> WORK TO COMPLETE
Write out word for word each line of the records, beginning at the first and stopping after the line with "import pandas as pd". Leave the pictures out.

** begin STORED DATA **

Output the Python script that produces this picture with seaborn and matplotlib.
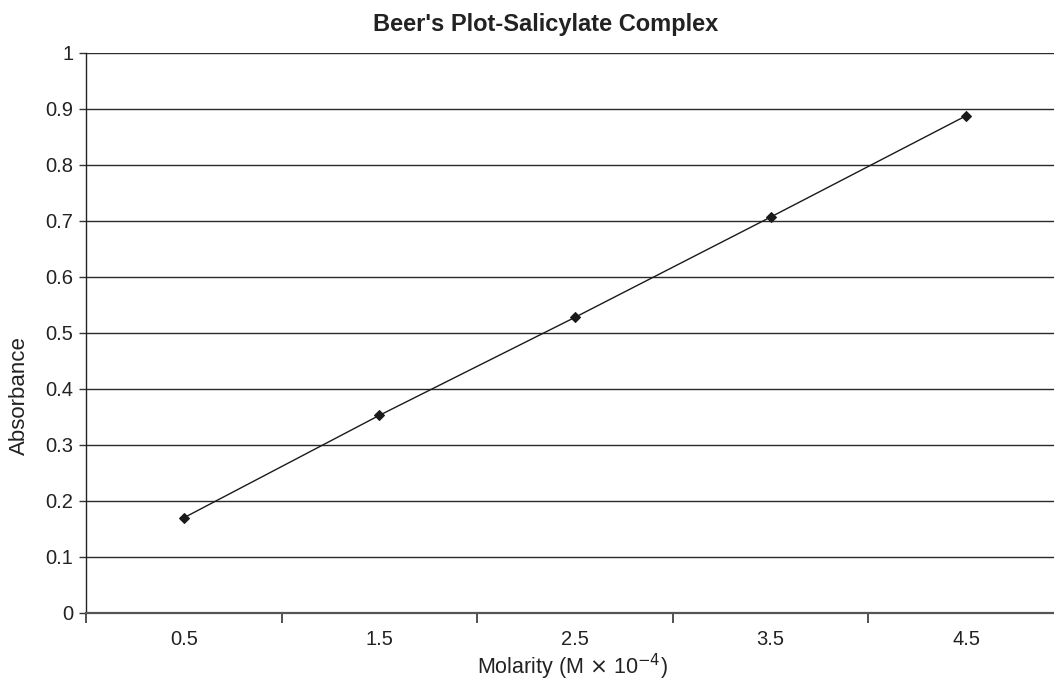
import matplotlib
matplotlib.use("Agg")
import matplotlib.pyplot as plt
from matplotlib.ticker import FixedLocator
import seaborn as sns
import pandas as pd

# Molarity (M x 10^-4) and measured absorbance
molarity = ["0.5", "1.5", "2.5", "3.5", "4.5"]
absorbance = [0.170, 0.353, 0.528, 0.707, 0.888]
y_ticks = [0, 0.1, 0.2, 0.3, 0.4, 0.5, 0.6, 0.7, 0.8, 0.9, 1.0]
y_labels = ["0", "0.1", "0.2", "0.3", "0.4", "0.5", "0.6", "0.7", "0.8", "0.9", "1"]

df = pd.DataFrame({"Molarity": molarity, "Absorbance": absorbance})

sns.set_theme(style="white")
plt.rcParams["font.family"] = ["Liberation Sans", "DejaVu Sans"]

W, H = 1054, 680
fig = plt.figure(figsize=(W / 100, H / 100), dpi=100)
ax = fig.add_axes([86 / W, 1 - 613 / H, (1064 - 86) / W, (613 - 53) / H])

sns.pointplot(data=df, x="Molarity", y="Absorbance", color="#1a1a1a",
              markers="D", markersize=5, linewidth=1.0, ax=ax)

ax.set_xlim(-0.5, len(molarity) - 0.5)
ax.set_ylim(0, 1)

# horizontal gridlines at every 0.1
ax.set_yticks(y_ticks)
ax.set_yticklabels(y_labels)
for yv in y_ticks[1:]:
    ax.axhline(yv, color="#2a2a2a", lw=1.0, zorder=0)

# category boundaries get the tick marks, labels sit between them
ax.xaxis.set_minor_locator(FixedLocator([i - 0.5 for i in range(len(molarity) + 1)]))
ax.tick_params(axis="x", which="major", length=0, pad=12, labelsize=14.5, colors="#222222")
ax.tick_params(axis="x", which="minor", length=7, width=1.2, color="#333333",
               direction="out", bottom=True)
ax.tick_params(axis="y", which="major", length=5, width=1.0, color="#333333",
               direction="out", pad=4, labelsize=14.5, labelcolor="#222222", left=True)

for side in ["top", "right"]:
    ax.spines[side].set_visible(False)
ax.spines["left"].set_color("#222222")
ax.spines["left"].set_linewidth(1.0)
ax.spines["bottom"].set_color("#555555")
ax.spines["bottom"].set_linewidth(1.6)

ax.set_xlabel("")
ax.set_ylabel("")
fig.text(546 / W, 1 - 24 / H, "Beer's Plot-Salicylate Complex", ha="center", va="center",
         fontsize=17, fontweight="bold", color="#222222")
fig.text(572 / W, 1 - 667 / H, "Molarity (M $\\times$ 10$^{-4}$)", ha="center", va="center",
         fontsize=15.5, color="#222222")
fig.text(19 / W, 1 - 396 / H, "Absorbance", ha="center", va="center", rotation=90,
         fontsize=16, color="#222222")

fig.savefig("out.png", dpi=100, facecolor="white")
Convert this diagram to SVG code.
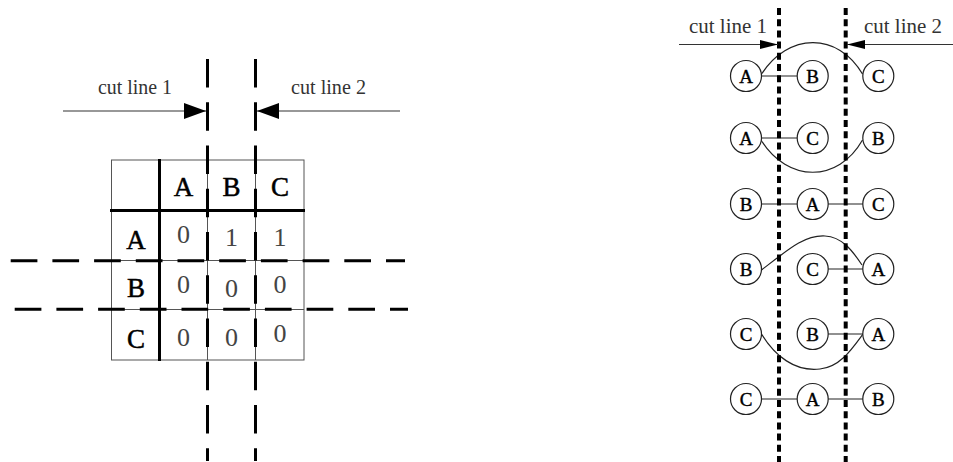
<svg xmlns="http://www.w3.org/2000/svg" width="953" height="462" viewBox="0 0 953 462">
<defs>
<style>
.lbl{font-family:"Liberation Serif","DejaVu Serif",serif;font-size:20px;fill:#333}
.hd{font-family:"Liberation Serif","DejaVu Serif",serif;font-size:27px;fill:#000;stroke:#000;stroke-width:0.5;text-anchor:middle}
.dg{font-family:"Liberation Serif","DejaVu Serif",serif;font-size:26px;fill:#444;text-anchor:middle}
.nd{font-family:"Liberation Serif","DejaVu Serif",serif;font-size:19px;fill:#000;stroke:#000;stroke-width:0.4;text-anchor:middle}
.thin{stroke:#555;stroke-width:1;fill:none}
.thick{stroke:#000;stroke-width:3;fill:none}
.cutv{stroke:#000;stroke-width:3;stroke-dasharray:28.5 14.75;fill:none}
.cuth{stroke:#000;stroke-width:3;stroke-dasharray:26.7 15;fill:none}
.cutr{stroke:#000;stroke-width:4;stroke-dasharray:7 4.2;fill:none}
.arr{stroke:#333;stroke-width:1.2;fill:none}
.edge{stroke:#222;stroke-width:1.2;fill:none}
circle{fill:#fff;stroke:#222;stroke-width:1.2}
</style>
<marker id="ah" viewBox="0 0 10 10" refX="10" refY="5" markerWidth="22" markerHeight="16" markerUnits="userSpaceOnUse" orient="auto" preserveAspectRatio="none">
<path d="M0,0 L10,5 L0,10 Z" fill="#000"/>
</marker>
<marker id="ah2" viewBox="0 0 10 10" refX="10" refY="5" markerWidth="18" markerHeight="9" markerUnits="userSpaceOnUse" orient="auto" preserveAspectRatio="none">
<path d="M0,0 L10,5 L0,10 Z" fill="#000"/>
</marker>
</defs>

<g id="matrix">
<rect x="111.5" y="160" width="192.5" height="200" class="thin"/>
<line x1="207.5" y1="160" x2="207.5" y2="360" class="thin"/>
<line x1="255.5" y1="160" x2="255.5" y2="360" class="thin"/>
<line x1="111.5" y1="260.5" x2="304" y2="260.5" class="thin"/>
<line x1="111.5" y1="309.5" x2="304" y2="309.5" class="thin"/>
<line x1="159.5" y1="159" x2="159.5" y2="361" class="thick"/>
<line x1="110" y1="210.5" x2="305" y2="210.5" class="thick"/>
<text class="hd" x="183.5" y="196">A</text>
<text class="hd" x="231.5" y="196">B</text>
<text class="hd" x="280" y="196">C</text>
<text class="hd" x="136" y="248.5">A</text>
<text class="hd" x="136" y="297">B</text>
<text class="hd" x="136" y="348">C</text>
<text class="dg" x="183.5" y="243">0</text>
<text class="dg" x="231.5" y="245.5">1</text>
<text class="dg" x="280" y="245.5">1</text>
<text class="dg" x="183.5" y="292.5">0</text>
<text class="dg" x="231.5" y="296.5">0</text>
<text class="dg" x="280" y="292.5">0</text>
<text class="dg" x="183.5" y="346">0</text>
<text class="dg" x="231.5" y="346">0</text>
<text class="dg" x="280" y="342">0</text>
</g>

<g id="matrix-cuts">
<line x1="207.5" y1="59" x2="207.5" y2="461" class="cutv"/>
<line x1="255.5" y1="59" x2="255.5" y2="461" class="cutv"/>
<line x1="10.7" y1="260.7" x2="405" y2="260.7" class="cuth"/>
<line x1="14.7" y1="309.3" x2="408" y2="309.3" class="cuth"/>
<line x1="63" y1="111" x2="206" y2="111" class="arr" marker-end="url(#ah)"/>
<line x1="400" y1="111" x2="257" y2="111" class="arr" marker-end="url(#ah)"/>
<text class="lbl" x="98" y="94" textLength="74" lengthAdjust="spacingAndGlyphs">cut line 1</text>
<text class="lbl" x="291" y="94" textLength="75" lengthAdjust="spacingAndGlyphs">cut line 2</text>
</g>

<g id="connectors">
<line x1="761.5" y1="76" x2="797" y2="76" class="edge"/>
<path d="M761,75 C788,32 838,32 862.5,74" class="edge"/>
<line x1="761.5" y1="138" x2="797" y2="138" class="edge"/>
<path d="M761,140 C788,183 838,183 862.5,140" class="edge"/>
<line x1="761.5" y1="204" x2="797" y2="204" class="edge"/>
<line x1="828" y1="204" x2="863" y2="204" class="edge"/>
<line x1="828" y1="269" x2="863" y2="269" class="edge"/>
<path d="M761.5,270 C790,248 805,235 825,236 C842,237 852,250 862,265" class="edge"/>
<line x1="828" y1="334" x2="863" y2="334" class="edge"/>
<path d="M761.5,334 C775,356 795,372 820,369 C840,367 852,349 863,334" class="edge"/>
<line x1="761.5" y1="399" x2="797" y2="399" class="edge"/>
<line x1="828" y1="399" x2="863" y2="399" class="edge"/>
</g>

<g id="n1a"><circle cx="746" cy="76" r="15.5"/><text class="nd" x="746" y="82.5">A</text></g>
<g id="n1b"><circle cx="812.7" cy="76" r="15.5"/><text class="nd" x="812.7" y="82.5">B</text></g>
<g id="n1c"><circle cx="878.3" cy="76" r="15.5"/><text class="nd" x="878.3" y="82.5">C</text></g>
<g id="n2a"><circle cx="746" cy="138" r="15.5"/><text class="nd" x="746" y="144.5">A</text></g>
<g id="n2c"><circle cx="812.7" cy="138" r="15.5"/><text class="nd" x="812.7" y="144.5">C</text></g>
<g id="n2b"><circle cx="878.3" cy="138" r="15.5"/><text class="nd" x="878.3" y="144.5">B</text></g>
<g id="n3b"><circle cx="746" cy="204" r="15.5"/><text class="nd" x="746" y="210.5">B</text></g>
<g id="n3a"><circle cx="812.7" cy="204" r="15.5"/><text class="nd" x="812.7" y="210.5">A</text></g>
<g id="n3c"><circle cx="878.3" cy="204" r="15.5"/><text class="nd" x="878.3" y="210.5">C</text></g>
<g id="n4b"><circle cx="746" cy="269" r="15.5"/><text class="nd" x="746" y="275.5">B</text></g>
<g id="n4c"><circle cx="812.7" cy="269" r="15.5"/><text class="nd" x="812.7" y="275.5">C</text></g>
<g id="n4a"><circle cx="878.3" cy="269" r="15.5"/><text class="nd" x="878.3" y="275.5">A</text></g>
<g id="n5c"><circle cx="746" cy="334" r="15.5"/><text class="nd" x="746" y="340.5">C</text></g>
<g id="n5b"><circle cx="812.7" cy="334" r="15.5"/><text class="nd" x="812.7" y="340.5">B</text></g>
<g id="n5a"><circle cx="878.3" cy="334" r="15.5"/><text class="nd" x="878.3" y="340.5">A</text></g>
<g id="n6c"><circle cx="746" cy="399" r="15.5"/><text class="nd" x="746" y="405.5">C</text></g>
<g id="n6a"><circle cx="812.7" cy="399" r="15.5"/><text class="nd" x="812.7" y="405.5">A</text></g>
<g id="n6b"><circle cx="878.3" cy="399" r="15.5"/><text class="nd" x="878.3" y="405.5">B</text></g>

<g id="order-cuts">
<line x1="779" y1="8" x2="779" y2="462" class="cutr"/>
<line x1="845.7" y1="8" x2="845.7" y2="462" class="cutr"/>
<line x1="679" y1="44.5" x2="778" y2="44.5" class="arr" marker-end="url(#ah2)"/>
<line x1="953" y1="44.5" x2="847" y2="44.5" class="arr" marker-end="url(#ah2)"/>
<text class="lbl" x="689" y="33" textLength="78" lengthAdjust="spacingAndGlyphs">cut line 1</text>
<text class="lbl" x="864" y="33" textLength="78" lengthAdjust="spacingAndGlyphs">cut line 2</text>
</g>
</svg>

** end STORED DATA **

> RESULT BELOW
Output the Python script that produces this picture with seaborn and matplotlib.
import matplotlib
matplotlib.use("Agg")
import matplotlib.pyplot as plt
from matplotlib.ticker import FixedLocator
import seaborn as sns
import pandas as pd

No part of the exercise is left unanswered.